C'est un autre personnage que présente le Journal du Tarn 31 à ses lecteurs. D'abord parce qu'il donne à la disparition de l'archevêque une dimension plus large. Celle-ci atteint non seulement des fidèles catholiques, mais encore "ceux des frères séparés et des étrangers à l'Église sur lesquels ce prélat [...] continuait d'exercer, par le prestige de son caractère, de son intelligence et de sa bonté, une autorité morale reconnue et acceptée de tous". Ensuite parce qu'il insiste sur l'extrême attention que Mgr Mignot portait aux problèmes de son temps. "Tous les problèmes de la société et de l'esprit se résolvaient dans cette intelligence merveilleusement lucide, animée du souffle de l'esprit". Enfin parce qu'il en appelle à la postérité qui seule permettra de mettre "à son plan et dans sa lumière" la grande figure de l'archevêque - "une lumière de l'Église, une des gloires du clergé de France" - et de se rendre compte de ce que fut "Mgr Mignot, son esprit, son œuvre, son influence sur la pensée religieuse et l'action chrétienne dans le monde".

Dans la Croix du Tarn, l'abbé Louis de Lacger, professeur d'histoire ecclésiastique au grand séminaire d'Albi, inaugure sous le titre : "L'apostolat intellectuel de Mgr Mignot" la longue série des textes de "défense et illustration" qu'il va consacrer à la mémoire de l'archevêque et dont nous allons bientôt retrouver les plus importants. Dès cet article l'idée centrale est en place : "Il ne combattit pas précisément comme exégète [...] il s'est affirmé surtout philosophe, théologien, apologiste" et son prestige lui a permis d'être écouté, sinon toujours entendu, des milieux de la science et de la politique.

Image pieuse, image progressiste, image intellectuelle, trois images qui nous avertissent de la complexité d'un personnage capable de nourrir des mémoires assez différentes, mais non pas - du moins à première vue - contradictoires. La difficulté grandit à la lecture de la très républicaine et anticléricale Dépêche de Toulouse :

‘C'est certainement l'une des plus belles figures de l'épiscopat français qui disparaît et l'un des archevêques les plus érudits et les plus sympathiques. Fort cultivé, foncièrement libéral, très accessible aux humbles et très charitable, Mgr Mignot se réclamait par surcroît d'un ardent patriotisme et d'un esprit les plus conciliants. [...] C'est pourquoi, faisant à cette heure abstraction de tout ce qui peut nous diviser, nous estimons devoir en toute justice rendre hommage aux qualités d'esprit et de cœur d'un prélat dont la modestie autant que la valeur morale étaient appréciées de tous les partis. ’

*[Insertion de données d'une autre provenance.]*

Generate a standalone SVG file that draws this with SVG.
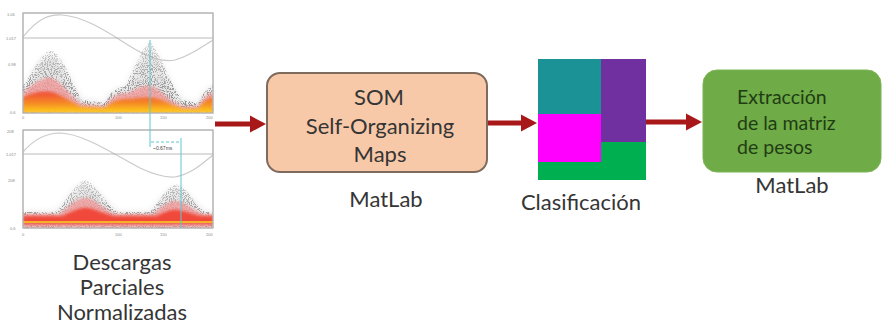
<svg xmlns="http://www.w3.org/2000/svg" width="887" height="331" viewBox="0 0 887 331">
  <defs>
    <style>
      .lbl { font-family: Lato, "Liberation Sans", sans-serif; font-size: 22px; fill: #353535; text-anchor: middle; }
      .inner { font-family: Lato, "Liberation Sans", sans-serif; font-size: 19.5px; fill: #1f3d14; }
      .tick { font-family: "Liberation Sans", sans-serif; font-size: 4px; fill: #888; }
      .frame { fill: #ffffff; stroke: #b4b4b4; stroke-width: 1; }
      .ref { stroke: #a8a8a8; stroke-width: 0.8; fill: none; }
      .wave { stroke: #cacaca; stroke-width: 1.2; fill: none; }
      .conn { stroke: #a81818; stroke-width: 5; fill: none; }
      .head { fill: #a81818; }
      .cyan { stroke: #5cc8d0; stroke-width: 1; fill: none; }
    </style>
    <!-- grainy dot texture for the scatter clouds -->
    <filter id="speckle" x="0" y="0" width="1" height="1">
      <feTurbulence type="fractalNoise" baseFrequency="0.95" numOctaves="1" seed="4" result="noise"/>
      <feColorMatrix in="noise" type="matrix" values="0 0 0 0 0  0 0 0 0 0  0 0 0 0 0  9 0 0 0 -4.4" result="dots"/>
      <feComposite in="SourceGraphic" in2="dots" operator="in"/>
    </filter>
    <filter id="soft" x="-0.1" y="-0.1" width="1.2" height="1.2">
      <feGaussianBlur stdDeviation="1.6"/>
    </filter>
    <filter id="haze" x="-0.1" y="-0.1" width="1.2" height="1.2">
      <feGaussianBlur stdDeviation="3"/>
    </filter>
    <linearGradient id="hot" x1="0" y1="0" x2="0" y2="1">
      <stop offset="0" stop-color="#f04a3a"/>
      <stop offset="0.55" stop-color="#f58a24"/>
      <stop offset="1" stop-color="#ffd21a"/>
    </linearGradient>
    <linearGradient id="cloud" x1="0" y1="0" x2="0" y2="1">
      <stop offset="0" stop-color="#a0a0a0" stop-opacity="0.4"/>
      <stop offset="0.5" stop-color="#858585" stop-opacity="0.7"/>
      <stop offset="1" stop-color="#707070" stop-opacity="0.85"/>
    </linearGradient>
    <clipPath id="clipTop"><rect x="23" y="13" width="190" height="100"/></clipPath>
    <clipPath id="clipBot"><rect x="23" y="130" width="190" height="98"/></clipPath>
  </defs>

  <!-- partial discharge plots -->
  <g id="pd-plots">
    <!-- upper plot -->
    <rect class="frame" x="23" y="13" width="190" height="100"/>
    <g clip-path="url(#clipTop)">
      <path class="wave" d="M23,37 C38,18 50,14 62,15 C90,17 118,40 140,52 C155,60 165,62 175,60 C190,56 203,46 213,40"/>
      <line class="ref" x1="23" y1="38" x2="213" y2="38"/>
      <path fill="#b8b8b8" opacity="0.35" filter="url(#haze)" d="M23,113 L23,88 C30,80 38,58 50,54 C62,56 70,82 82,100 L105,103 C108,94 115,88 124,88 C131,82 140,52 150,46 C160,56 168,82 182,100 L198,103 C202,94 208,88 213,86 L213,113 Z"/>
      <path fill="url(#cloud)" filter="url(#speckle)" d="M23,113 L23,86 C30,78 38,55 50,50 C62,52 70,80 82,100 L105,103 C108,94 115,88 124,87 C131,80 140,48 150,42 C160,52 168,80 182,100 L198,103 C202,94 208,88 213,85 L213,113 Z"/>
      <path fill="#f39a9a" opacity="0.8" filter="url(#soft)" d="M23,113 L23,92 C33,84 43,76 52,78 C62,82 70,96 82,104 L105,106 C110,98 118,92 128,93 C138,88 148,82 156,88 C166,95 172,102 182,106 L198,106 C203,98 208,93 213,92 L213,113 Z"/>
      <path fill="url(#hot)" filter="url(#soft)" d="M23,113 L23,97 C33,92 45,90 55,93 C65,97 72,103 82,107 L105,108 C112,101 122,98 132,99 C142,97 152,96 162,100 C170,104 176,107 184,109 L198,109 C203,102 208,98 213,97 L213,113 Z"/>
      <line class="cyan" x1="150" y1="40" x2="150" y2="113"/>
    </g>
    <rect x="23" y="13" width="190" height="100" fill="none" stroke="#b4b4b4" stroke-width="1"/>
    <text class="tick" x="7" y="16">1.06</text>
    <text class="tick" x="6" y="40">1.017</text>
    <text class="tick" x="8" y="66">0.98</text>
    <text class="tick" x="10" y="114">0.6</text>
    <text class="tick" x="22" y="119">0</text>
    <text class="tick" x="115" y="119">100</text>
    <text class="tick" x="160" y="119">150</text>
    <text class="tick" x="206" y="119">200</text>

    <!-- lower plot -->
    <rect class="frame" x="23" y="130" width="190" height="98"/>
    <g clip-path="url(#clipBot)">
      <path class="wave" d="M23,152 C35,138 48,133 60,133 C85,134 115,155 140,168 C155,175 165,178 175,177 C192,174 204,162 213,155"/>
      <line class="ref" x1="23" y1="154" x2="213" y2="154"/>
      <path fill="#b8b8b8" opacity="0.35" filter="url(#haze)" d="M23,228 L23,212 L55,212 C65,206 72,187 85,183 C98,187 106,205 118,212 L150,212 C158,204 165,190 176,187 C188,190 195,205 205,212 L213,212 L213,228 Z"/>
      <path fill="url(#cloud)" filter="url(#speckle)" d="M23,228 L23,212 L55,212 C65,206 72,185 85,180 C98,184 106,205 118,212 L150,212 C158,204 165,188 176,184 C188,188 195,205 205,212 L213,212 L213,228 Z"/>
      <path fill="#f39a9a" opacity="0.8" filter="url(#soft)" d="M23,228 L23,214 L58,214 C68,208 76,197 86,198 C96,199 104,210 116,214 L152,214 C160,208 168,200 177,201 C186,203 194,210 204,214 L213,214 L213,228 Z"/>
      <path fill="#f04a3a" filter="url(#soft)" d="M23,224 L23,216 L62,216 C72,212 80,207 88,208 C96,209 104,214 114,216 L156,216 C164,213 170,209 178,210 C186,211 194,215 202,216 L213,216 L213,224 Z"/>
      <rect x="23" y="221" width="190" height="2" fill="#f7b02a"/>
      <line class="cyan" x1="181" y1="138" x2="181" y2="228"/>
    </g>
    <rect x="23" y="130" width="190" height="98" fill="none" stroke="#b4b4b4" stroke-width="1"/>
    <text class="tick" x="7" y="133">208</text>
    <text class="tick" x="6" y="156">1.017</text>
    <text class="tick" x="8" y="182">208</text>
    <text class="tick" x="10" y="230">0.6</text>
    <text class="tick" x="22" y="236">0</text>
    <text class="tick" x="115" y="236">100</text>
    <text class="tick" x="160" y="236">150</text>
    <text class="tick" x="206" y="236">200</text>

    <!-- time offset marker -->
    <line class="cyan" x1="150" y1="113" x2="150" y2="147"/>
    <line class="cyan" x1="151" y1="142" x2="180" y2="142" stroke-dasharray="3 2"/>
    <text x="153" y="150" font-family="Liberation Sans, sans-serif" font-size="5" fill="#444">~0.67ms</text>

    <text class="lbl" x="122" y="270" font-size="21.5">Descargas</text>
    <text class="lbl" x="122" y="295" font-size="21.5">Parciales</text>
    <text class="lbl" x="122" y="320" font-size="23">Normalizadas</text>
  </g>

  <!-- SOM stage -->
  <g id="som">
    <rect x="267" y="73" width="220" height="99" rx="13" ry="13" fill="#f8c9a8" stroke="#7f6a5e" stroke-width="2"/>
    <text class="lbl" x="379" y="105">SOM</text>
    <text class="lbl" x="380" y="134">Self-Organizing</text>
    <text class="lbl" x="380" y="162">Maps</text>
    <text class="lbl" x="386" y="207" font-size="23">MatLab</text>
  </g>

  <!-- classification map -->
  <g id="clasificacion">
    <rect x="538" y="59" width="108" height="121" fill="#00b050"/>
    <rect x="538" y="59" width="63" height="55" fill="#1a9296"/>
    <rect x="601" y="59" width="45" height="83" fill="#7030a0"/>
    <rect x="538" y="114" width="63" height="48" fill="#ff00ff"/>
    <text class="lbl" x="581" y="210" font-size="21.5">Clasificación</text>
  </g>

  <!-- weight matrix extraction -->
  <g id="extraccion">
    <rect x="703" y="70" width="178" height="102" rx="14" ry="14" fill="#6fab46" stroke="#7bb555" stroke-width="1"/>
    <text class="inner" x="737" y="104">Extracción</text>
    <text class="inner" x="737" y="130">de la matriz</text>
    <text class="inner" x="737" y="154">de pesos</text>
    <text class="lbl" x="792" y="193" font-size="23">MatLab</text>
  </g>

  <!-- connectors -->
  <g id="connectors">
    <line class="conn" x1="215" y1="124" x2="252" y2="124"/>
    <polygon class="head" points="250,115.5 266,124 250,132.5"/>
    <line class="conn" x1="488" y1="123" x2="523" y2="123"/>
    <polygon class="head" points="521,114.5 537,123 521,131.5"/>
    <line class="conn" x1="646" y1="122" x2="688" y2="122"/>
    <polygon class="head" points="686,113.5 702,122 686,130.5"/>
  </g>
</svg>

Même s'il faut faire la part des circonstances et de la nécessité de sacrifier aux impératifs de l'Union sacrée, cet hommage rendu au libéralisme et à l'esprit de conciliation de Mgr Mignot, venant du camp d'en face, rajoute une facette beaucoup moins conventionnelle que les précédentes et nous avertit que l'archevêque occupait une place particulière au sein de l'épiscopat français.

Des différents portraits brossés par la presse régionale, se dégage donc une personnalité originale : celle d'un évêque érudit, soucieux de développer une apologétique adaptée aux problèmes de son temps, ouvert au dialogue avec tous les hommes de bonne volonté qu'ils fussent ou non croyants. Certes, tout ceci n'est pas banal, mais ne laisse pas soupçonner que la mémoire de cet évêque puisse poser des problèmes réellement embarrassants à l'Église. C'est une toute autre vision que l'on a de Paris.

Notes
30.

Ils sont presque tous datés du 24 mars.

31.

Imprimé par l'Imprimerie coopérative du Sud-Ouest fondée en 1902, dans la mouvance sillonniste, ce journal est alors dirigé par Jules Sablayrolles.